# Multi-Service Discount Tivo on another network



## tex52 (Feb 17, 2006)

I would like to get another Tivo under the Multiservice discount, set it up at my home to connect over the internet, then take it to a friends house and use it. i would connect it over the Internet to recieve updates. Will this work or do they have something built in to keep you from it?


----------



## Gunnyman (Jul 10, 2003)

I don't think Tivo Cares about that. The only restriction I am AWARE of is that the main tivo on the account must contact the mother ship at least every 6 months.
My dad has a Series 1 that won't work over his vonage line. He takes it to the neighbor's twice a year to get it to dial in.


----------



## JamieP (Aug 3, 2004)

It's against the service terms:


TiVo Multi-Service Discount Agreement said:


> 2. General Eligibility.
> ...
> B. Same TiVo Service Address. All TiVo DVRs eligible for the MULTI-SERVICE DISCOUNT must be located and calling in from the same TiVo service (or TiVo Plus service) address as the Qualifying Subscription.


If the question is, can you ignore this and get the discount anyway, seems like that is a service theft question. I would guess they could track this easily and deny you the discount.

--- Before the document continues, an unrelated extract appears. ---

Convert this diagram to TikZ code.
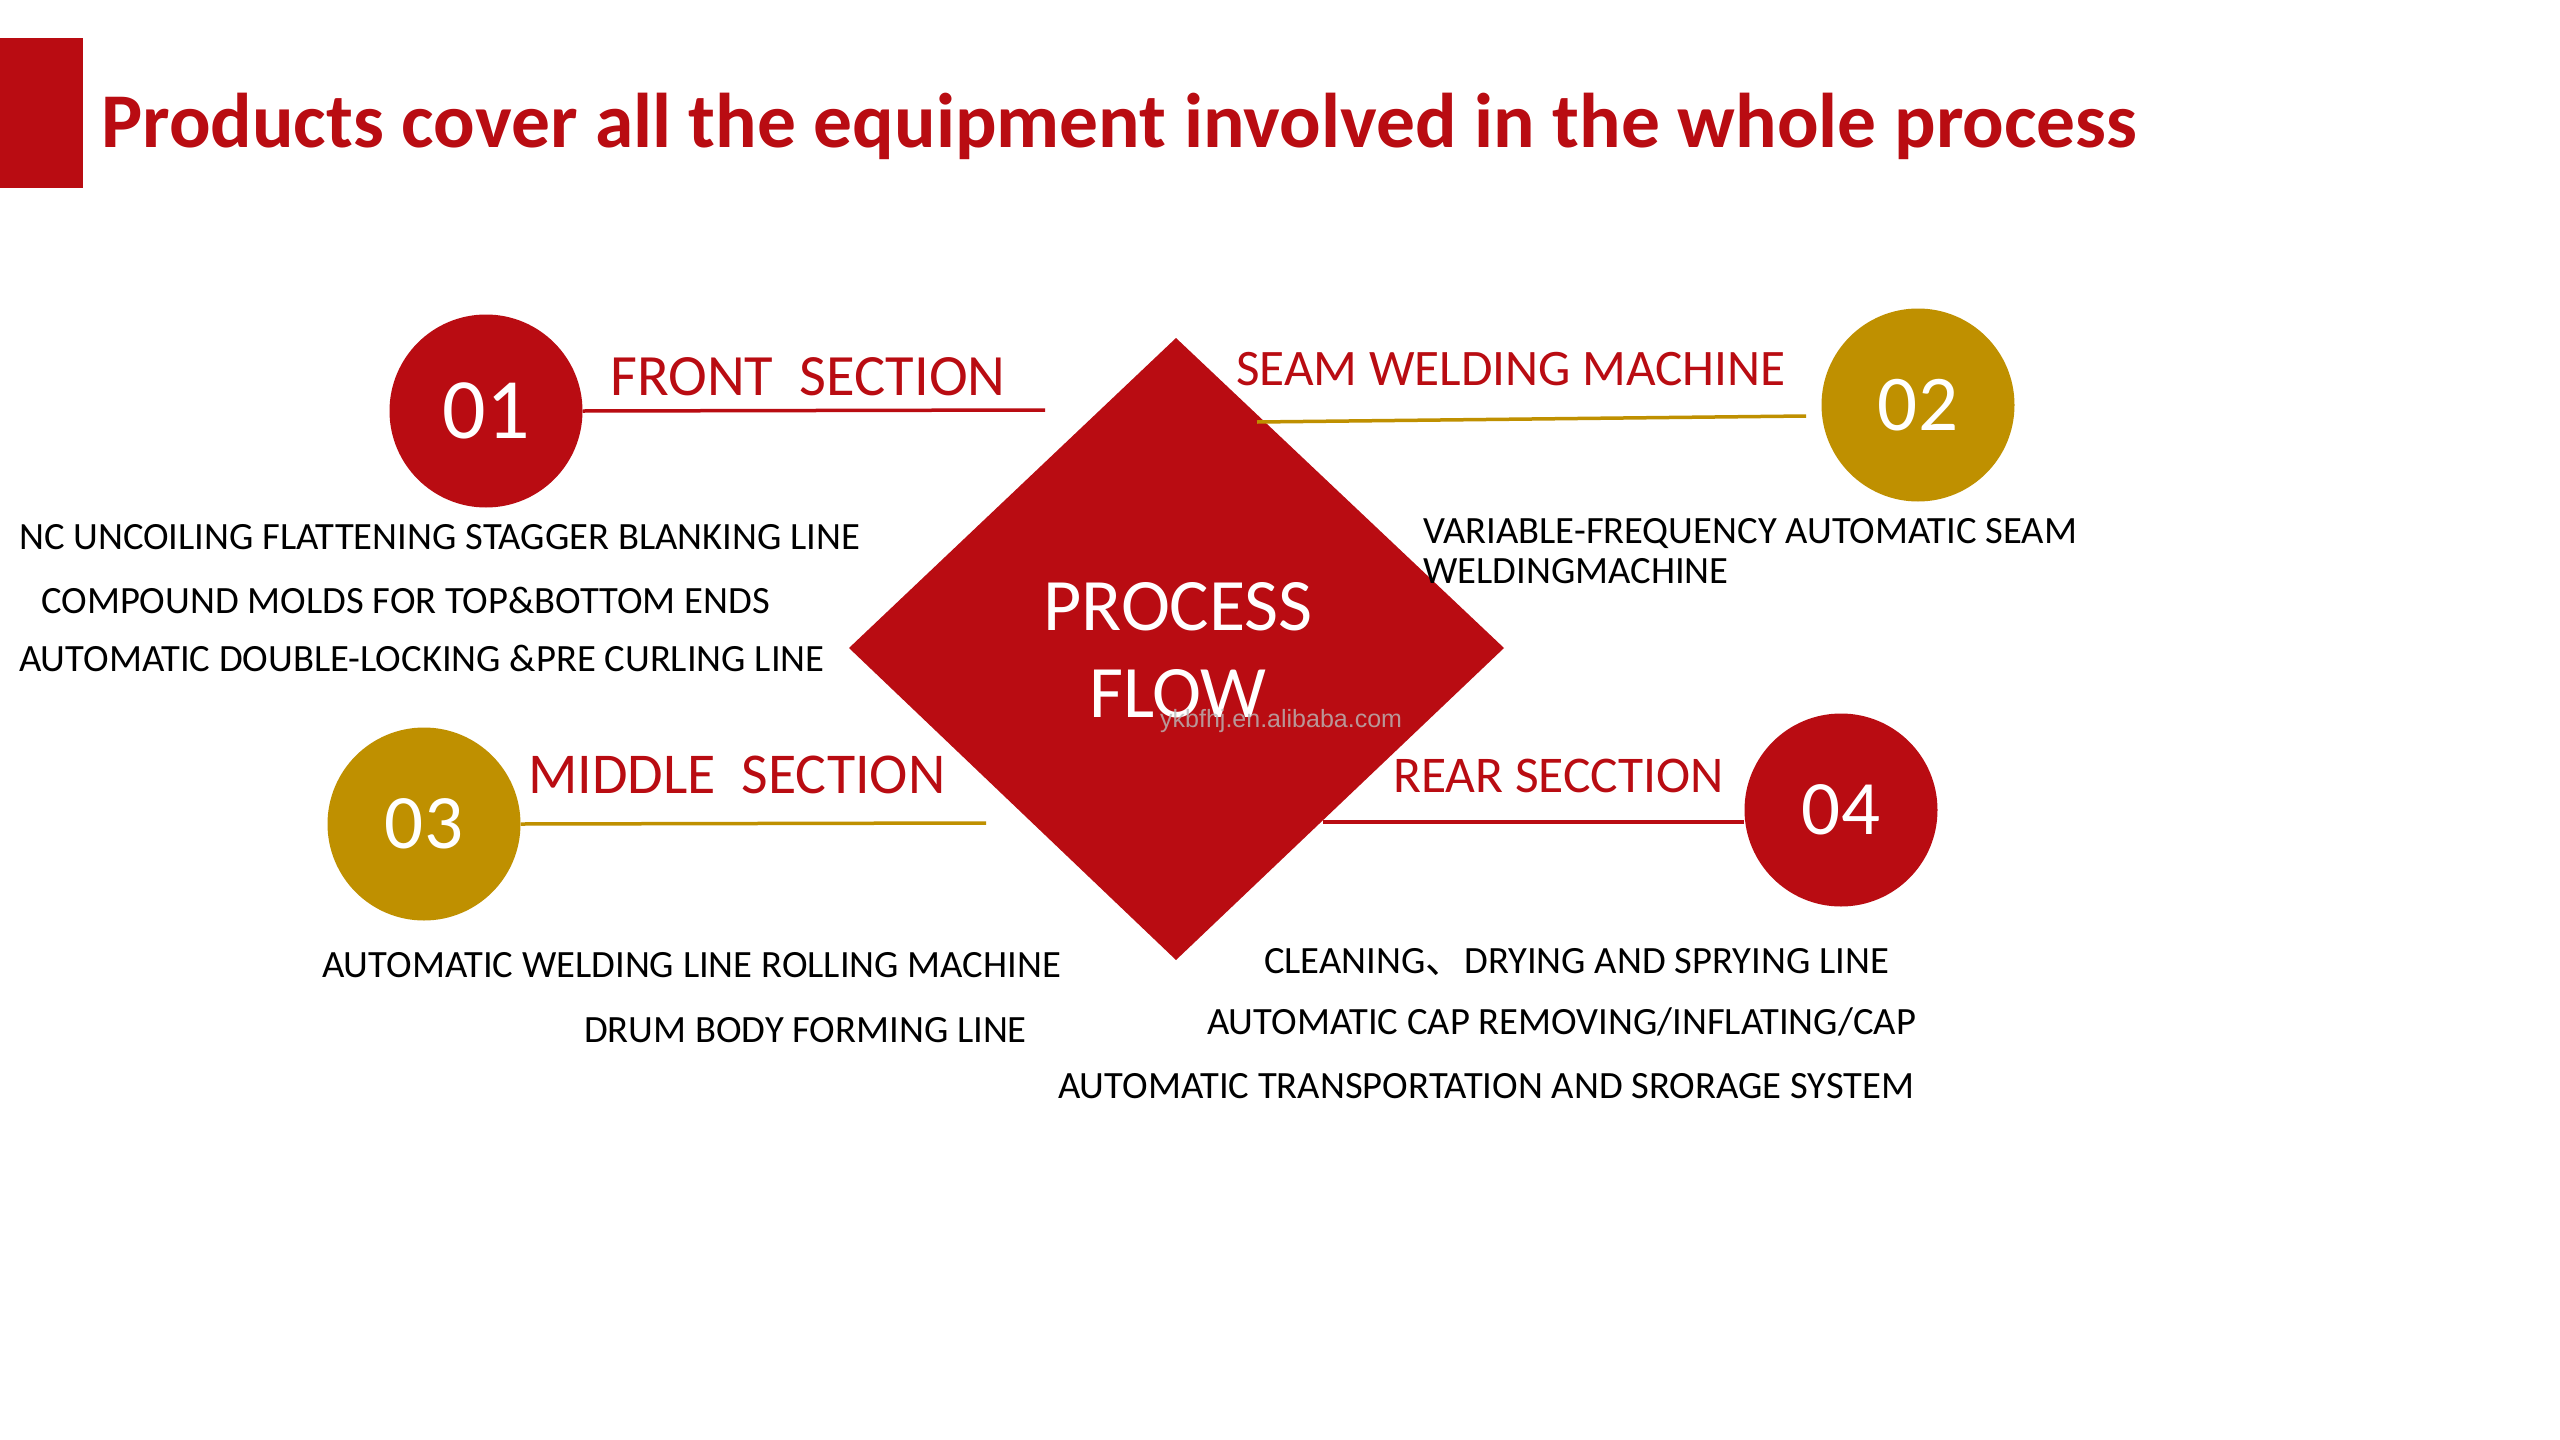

Here's some previous discussion, including a response from TiVoOpsMgr.


----------



## tex52 (Feb 17, 2006)

Well I am not going to be "dialing" in. I will be connected over the Internet. I guess the real question is do they verify the connection coming from the same public IP?


----------



## labmonkey (Jan 27, 2006)

No, i do not think they would be able to do that. If you have cable internet, you likely do not have a static ip address. I dynamic ip address can and does change periodically. They would not be able to verify anything because of most people ip addresses randomly changing.


----------